(Task to carry out): Skipping all pictures, set down the lines of the listing from the first through the one with "start_time = 4.3".
——————————
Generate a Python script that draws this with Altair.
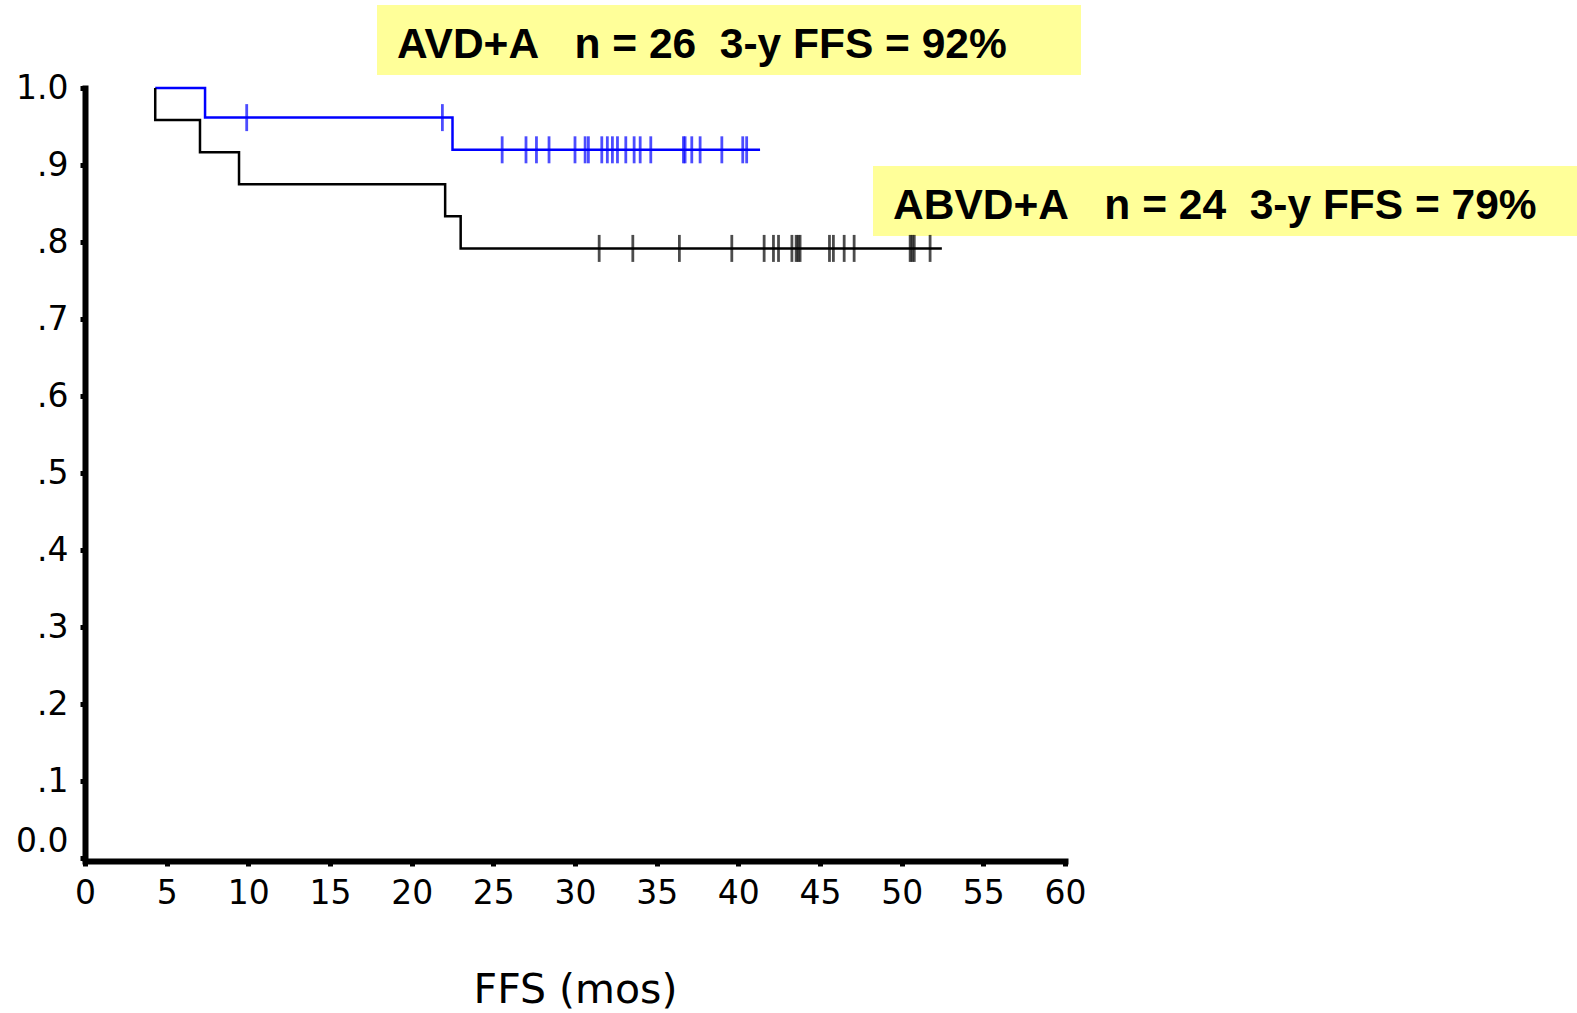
import altair as alt
import pandas as pd

# Failure-free survival follow-up (months) per arm
arms = ["AVD+A", "ABVD+A"]
arm_colors = ["#0000FF", "#000000"]
start_time = 4.3

avd_events = [7.35, 22.5]
avd_censored = [9.9, 21.88, 25.54, 27.0, 27.64, 28.41, 30.0, 30.62, 30.82,
                31.64, 31.98, 32.29, 32.6, 33.11, 33.62, 33.99, 34.64, 36.64,
                36.74, 37.15, 37.66, 38.99, 40.27, 40.51]
avd_last_followup = 41.33

abvd_events = [4.3, 7.04, 9.43, 22.05, 23.0]
abvd_censored = [31.48, 33.54, 36.39, 39.6, 41.58, 42.15, 42.46, 43.28, 43.54,
                 43.66, 43.78, 45.58, 45.82, 46.48, 47.09, 50.52, 50.64, 50.77,
                 51.74]
abvd_last_followup = 52.46

x_ticks = list(range(0, 61, 5))
y_ticks = [round(i / 10, 1) for i in range(0, 11)]


def kaplan_meier(arm, events, censored, end):
    """Step points of the Kaplan-Meier estimate plus censor marks."""
    n = len(events) + len(censored)
    obs = sorted([(t, 0) for t in events] + [(t, 1) for t in censored])
    surv, at_risk = 1.0, n
    steps = [(start_time, surv)]
    marks = []
    for t, is_censored in obs:
        if is_censored:
            marks.append((t, surv))
        else:
            surv *= (at_risk - 1) / at_risk
            steps.append((t, surv))
        at_risk -= 1
    steps.append((end, surv))
    curve = pd.DataFrame({"arm": arm, "t": [s[0] for s in steps],
                          "s": [s[1] for s in steps],
                          "i": range(len(steps))})
    cens = pd.DataFrame({"arm": arm, "t": [m[0] for m in marks],
                         "s": [m[1] for m in marks]})
    ffs36 = [s for tt, s in steps if tt <= 36][-1]
    return curve, cens, n, ffs36


avd_curve, avd_cens, avd_n, avd_ffs = kaplan_meier(arms[0], avd_events, avd_censored, avd_last_followup)
abvd_curve, abvd_cens, abvd_n, abvd_ffs = kaplan_meier(arms[1], abvd_events, abvd_censored, abvd_last_followup)

curves = pd.concat([avd_curve, abvd_curve], ignore_index=True)
censors = pd.concat([avd_cens, abvd_cens], ignore_index=True)

x_scale = alt.Scale(domain=[0, 60], nice=False, zero=False)
y_scale = alt.Scale(domain=[0, 1], nice=False)
color = alt.Color("arm:N", scale=alt.Scale(domain=arms, range=arm_colors), legend=None)

x_enc = alt.X("t:Q", scale=x_scale,
              axis=alt.Axis(values=x_ticks, title="FFS (mos)", titlePadding=60,
                            titleFontSize=41, titleFontWeight="normal",
                            titleFont="DejaVu Sans", titleColor="black",
                            labelPadding=11, labelFlush=False, offset=3))
y_enc = alt.Y("s:Q", scale=y_scale,
              axis=alt.Axis(values=y_ticks, title=None, labelPadding=12,
                            labelExpr="datum.value == 0 ? '0.0' : datum.value == 1 ? '1.0' : slice(format(datum.value, '.1f'), 1)",
                            labelBaseline={"condition": {"test": "datum.value == 0", "value": "bottom"},
                                           "value": "middle"}))

lines = alt.Chart(curves).mark_line(interpolate="step-after", strokeWidth=2.5).encode(
    x=x_enc, y=y_enc, color=color, detail="arm:N", order="i:Q")

ticks = alt.Chart(censors).mark_tick(orient="vertical", size=27, thickness=2.8).encode(
    x=alt.X("t:Q", scale=x_scale), y=alt.Y("s:Q", scale=y_scale), color=color)

# non-breaking spaces keep the wide gaps inside the SVG text
gap3 = "\u00a0\u00a0\u00a0"
gap2 = "\u00a0\u00a0"
labels = [
    f"{arms[0]}{gap3}n = {avd_n}{gap2}3-y FFS = {round(avd_ffs * 100)}%",
    f"{arms[1]}{gap3}n = {abvd_n}{gap2}3-y FFS = {round(abvd_ffs * 100)}%",
]

one = alt.Data(values=[{}])


def label_box(text, left, top):
    box = alt.Chart(one).mark_rect(color="#FFFF99").encode(
        x=alt.value(left), x2=alt.value(left + 704),
        y=alt.value(top), y2=alt.value(top + 70))
    txt = alt.Chart(one).mark_text(font="Liberation Sans", fontWeight="bold",
                                   fontSize=42.5, align="left", baseline="alphabetic",
                                   color="black").encode(
        x=alt.value(left + 20), y=alt.value(top + 53), text=alt.value(text))
    return box + txt


chart = (label_box(labels[0], 292, -83) + label_box(labels[1], 788, 78) + lines + ticks).properties(
    width=980, height=770,
    autosize=alt.AutoSizeParams(type="none"),
    padding={"left": 85, "top": 88, "right": 512, "bottom": 155},
    background="white",
).configure_view(stroke=None).configure_axis(
    grid=False, domainColor="black", domainWidth=6, domainCap="square",
    tickColor="black", tickWidth=5, tickSize=5,
    labelFont="DejaVu Sans", labelFontSize=33, labelColor="black",
)

chart.save("out.html", embed_options={"renderer": "svg", "actions": False})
——————————
(Answer for this exercise):
Generate a Python script that draws this with Altair.
import altair as alt
import pandas as pd

# Failure-free survival follow-up (months) per arm
arms = ["AVD+A", "ABVD+A"]
arm_colors = ["#0000FF", "#000000"]
start_time = 4.3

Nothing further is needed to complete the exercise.